**What the task requires:**
Reproduce the listing word for word, leaving every picture behind.

**Data:**
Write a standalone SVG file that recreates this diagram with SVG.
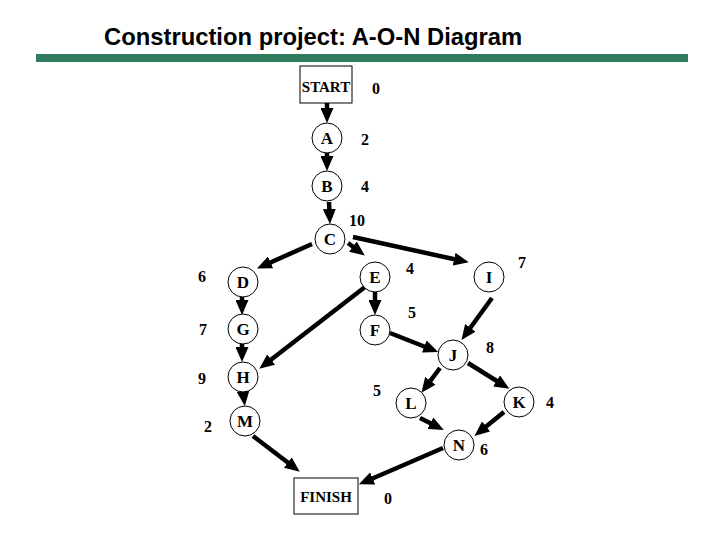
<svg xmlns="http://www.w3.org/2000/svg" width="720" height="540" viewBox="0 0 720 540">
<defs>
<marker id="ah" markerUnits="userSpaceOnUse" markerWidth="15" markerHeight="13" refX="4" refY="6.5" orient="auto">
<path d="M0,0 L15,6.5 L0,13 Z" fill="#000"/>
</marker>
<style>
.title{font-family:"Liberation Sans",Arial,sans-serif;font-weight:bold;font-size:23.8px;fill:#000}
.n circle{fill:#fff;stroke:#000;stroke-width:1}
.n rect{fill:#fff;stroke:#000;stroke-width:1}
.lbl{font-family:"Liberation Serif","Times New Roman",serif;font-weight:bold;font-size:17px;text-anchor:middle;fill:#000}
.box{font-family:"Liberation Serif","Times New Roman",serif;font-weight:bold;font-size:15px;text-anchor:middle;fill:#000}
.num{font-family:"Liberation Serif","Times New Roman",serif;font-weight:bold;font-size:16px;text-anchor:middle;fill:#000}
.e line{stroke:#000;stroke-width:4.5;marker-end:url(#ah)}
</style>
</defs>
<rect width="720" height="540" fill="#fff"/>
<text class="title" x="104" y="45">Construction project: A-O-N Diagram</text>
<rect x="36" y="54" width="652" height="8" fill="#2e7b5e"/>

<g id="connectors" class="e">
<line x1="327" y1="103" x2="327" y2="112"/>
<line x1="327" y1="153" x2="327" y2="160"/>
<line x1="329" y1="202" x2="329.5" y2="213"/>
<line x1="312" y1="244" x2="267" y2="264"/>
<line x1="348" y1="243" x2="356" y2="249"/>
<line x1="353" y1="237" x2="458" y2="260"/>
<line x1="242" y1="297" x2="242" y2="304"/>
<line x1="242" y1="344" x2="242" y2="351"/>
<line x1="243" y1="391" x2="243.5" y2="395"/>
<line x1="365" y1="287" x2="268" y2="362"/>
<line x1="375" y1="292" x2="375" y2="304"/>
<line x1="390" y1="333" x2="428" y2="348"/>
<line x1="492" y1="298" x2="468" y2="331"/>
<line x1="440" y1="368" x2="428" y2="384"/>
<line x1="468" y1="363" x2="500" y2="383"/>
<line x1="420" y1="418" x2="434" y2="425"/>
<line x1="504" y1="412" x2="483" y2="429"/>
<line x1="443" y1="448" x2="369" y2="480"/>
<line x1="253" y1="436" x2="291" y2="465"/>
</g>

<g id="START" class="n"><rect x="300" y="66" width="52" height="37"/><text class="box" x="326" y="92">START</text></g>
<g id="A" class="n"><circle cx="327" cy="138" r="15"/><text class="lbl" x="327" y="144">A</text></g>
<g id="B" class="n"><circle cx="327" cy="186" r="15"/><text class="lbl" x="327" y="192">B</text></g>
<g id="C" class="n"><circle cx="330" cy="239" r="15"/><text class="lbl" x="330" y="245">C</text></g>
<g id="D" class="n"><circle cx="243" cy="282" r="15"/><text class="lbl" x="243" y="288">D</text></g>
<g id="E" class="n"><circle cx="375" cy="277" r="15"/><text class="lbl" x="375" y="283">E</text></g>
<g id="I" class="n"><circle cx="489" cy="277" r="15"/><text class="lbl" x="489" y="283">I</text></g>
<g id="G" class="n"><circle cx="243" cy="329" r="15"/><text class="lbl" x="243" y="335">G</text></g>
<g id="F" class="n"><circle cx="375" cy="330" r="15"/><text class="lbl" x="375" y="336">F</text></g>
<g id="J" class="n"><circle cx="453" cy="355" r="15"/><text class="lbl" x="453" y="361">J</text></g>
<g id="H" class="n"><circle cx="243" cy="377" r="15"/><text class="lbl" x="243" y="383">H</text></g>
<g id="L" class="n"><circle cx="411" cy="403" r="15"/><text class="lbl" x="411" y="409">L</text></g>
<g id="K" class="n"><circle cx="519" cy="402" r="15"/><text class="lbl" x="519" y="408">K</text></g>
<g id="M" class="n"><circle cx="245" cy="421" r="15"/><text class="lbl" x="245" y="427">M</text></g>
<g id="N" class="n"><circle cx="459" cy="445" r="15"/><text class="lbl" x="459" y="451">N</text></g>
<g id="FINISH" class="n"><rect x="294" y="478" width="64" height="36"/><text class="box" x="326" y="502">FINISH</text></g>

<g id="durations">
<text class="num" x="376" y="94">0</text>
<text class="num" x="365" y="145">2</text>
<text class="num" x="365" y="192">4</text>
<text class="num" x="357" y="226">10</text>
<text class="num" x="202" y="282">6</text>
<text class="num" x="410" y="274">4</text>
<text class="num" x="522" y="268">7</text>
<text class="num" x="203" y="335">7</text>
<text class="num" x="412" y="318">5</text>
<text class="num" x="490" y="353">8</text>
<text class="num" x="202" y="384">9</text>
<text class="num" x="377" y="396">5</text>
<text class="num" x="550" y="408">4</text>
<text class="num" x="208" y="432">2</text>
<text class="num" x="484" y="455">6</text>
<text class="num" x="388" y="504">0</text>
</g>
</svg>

**The completed task:**
Write a standalone SVG file that recreates this diagram with SVG.
<svg xmlns="http://www.w3.org/2000/svg" width="720" height="540" viewBox="0 0 720 540">
<defs>
<marker id="ah" markerUnits="userSpaceOnUse" markerWidth="15" markerHeight="13" refX="4" refY="6.5" orient="auto">
<path d="M0,0 L15,6.5 L0,13 Z" fill="#000"/>
</marker>
<style>
.title{font-family:"Liberation Sans",Arial,sans-serif;font-weight:bold;font-size:23.8px;fill:#000}
.n circle{fill:#fff;stroke:#000;stroke-width:1}
.n rect{fill:#fff;stroke:#000;stroke-width:1}
.lbl{font-family:"Liberation Serif","Times New Roman",serif;font-weight:bold;font-size:17px;text-anchor:middle;fill:#000}
.box{font-family:"Liberation Serif","Times New Roman",serif;font-weight:bold;font-size:15px;text-anchor:middle;fill:#000}
.num{font-family:"Liberation Serif","Times New Roman",serif;font-weight:bold;font-size:16px;text-anchor:middle;fill:#000}
.e line{stroke:#000;stroke-width:4.5;marker-end:url(#ah)}
</style>
</defs>
<rect width="720" height="540" fill="#fff"/>
<text class="title" x="104" y="45">Construction project: A-O-N Diagram</text>
<rect x="36" y="54" width="652" height="8" fill="#2e7b5e"/>

<g id="connectors" class="e">
<line x1="327" y1="103" x2="327" y2="112"/>
<line x1="327" y1="153" x2="327" y2="160"/>
<line x1="329" y1="202" x2="329.5" y2="213"/>
<line x1="312" y1="244" x2="267" y2="264"/>
<line x1="348" y1="243" x2="356" y2="249"/>
<line x1="353" y1="237" x2="458" y2="260"/>
<line x1="242" y1="297" x2="242" y2="304"/>
<line x1="242" y1="344" x2="242" y2="351"/>
<line x1="243" y1="391" x2="243.5" y2="395"/>
<line x1="365" y1="287" x2="268" y2="362"/>
<line x1="375" y1="292" x2="375" y2="304"/>
<line x1="390" y1="333" x2="428" y2="348"/>
<line x1="492" y1="298" x2="468" y2="331"/>
<line x1="440" y1="368" x2="428" y2="384"/>
<line x1="468" y1="363" x2="500" y2="383"/>
<line x1="420" y1="418" x2="434" y2="425"/>
<line x1="504" y1="412" x2="483" y2="429"/>
<line x1="443" y1="448" x2="369" y2="480"/>
<line x1="253" y1="436" x2="291" y2="465"/>
</g>

<g id="START" class="n"><rect x="300" y="66" width="52" height="37"/><text class="box" x="326" y="92">START</text></g>
<g id="A" class="n"><circle cx="327" cy="138" r="15"/><text class="lbl" x="327" y="144">A</text></g>
<g id="B" class="n"><circle cx="327" cy="186" r="15"/><text class="lbl" x="327" y="192">B</text></g>
<g id="C" class="n"><circle cx="330" cy="239" r="15"/><text class="lbl" x="330" y="245">C</text></g>
<g id="D" class="n"><circle cx="243" cy="282" r="15"/><text class="lbl" x="243" y="288">D</text></g>
<g id="E" class="n"><circle cx="375" cy="277" r="15"/><text class="lbl" x="375" y="283">E</text></g>
<g id="I" class="n"><circle cx="489" cy="277" r="15"/><text class="lbl" x="489" y="283">I</text></g>
<g id="G" class="n"><circle cx="243" cy="329" r="15"/><text class="lbl" x="243" y="335">G</text></g>
<g id="F" class="n"><circle cx="375" cy="330" r="15"/><text class="lbl" x="375" y="336">F</text></g>
<g id="J" class="n"><circle cx="453" cy="355" r="15"/><text class="lbl" x="453" y="361">J</text></g>
<g id="H" class="n"><circle cx="243" cy="377" r="15"/><text class="lbl" x="243" y="383">H</text></g>
<g id="L" class="n"><circle cx="411" cy="403" r="15"/><text class="lbl" x="411" y="409">L</text></g>
<g id="K" class="n"><circle cx="519" cy="402" r="15"/><text class="lbl" x="519" y="408">K</text></g>
<g id="M" class="n"><circle cx="245" cy="421" r="15"/><text class="lbl" x="245" y="427">M</text></g>
<g id="N" class="n"><circle cx="459" cy="445" r="15"/><text class="lbl" x="459" y="451">N</text></g>
<g id="FINISH" class="n"><rect x="294" y="478" width="64" height="36"/><text class="box" x="326" y="502">FINISH</text></g>

<g id="durations">
<text class="num" x="376" y="94">0</text>
<text class="num" x="365" y="145">2</text>
<text class="num" x="365" y="192">4</text>
<text class="num" x="357" y="226">10</text>
<text class="num" x="202" y="282">6</text>
<text class="num" x="410" y="274">4</text>
<text class="num" x="522" y="268">7</text>
<text class="num" x="203" y="335">7</text>
<text class="num" x="412" y="318">5</text>
<text class="num" x="490" y="353">8</text>
<text class="num" x="202" y="384">9</text>
<text class="num" x="377" y="396">5</text>
<text class="num" x="550" y="408">4</text>
<text class="num" x="208" y="432">2</text>
<text class="num" x="484" y="455">6</text>
<text class="num" x="388" y="504">0</text>
</g>
</svg>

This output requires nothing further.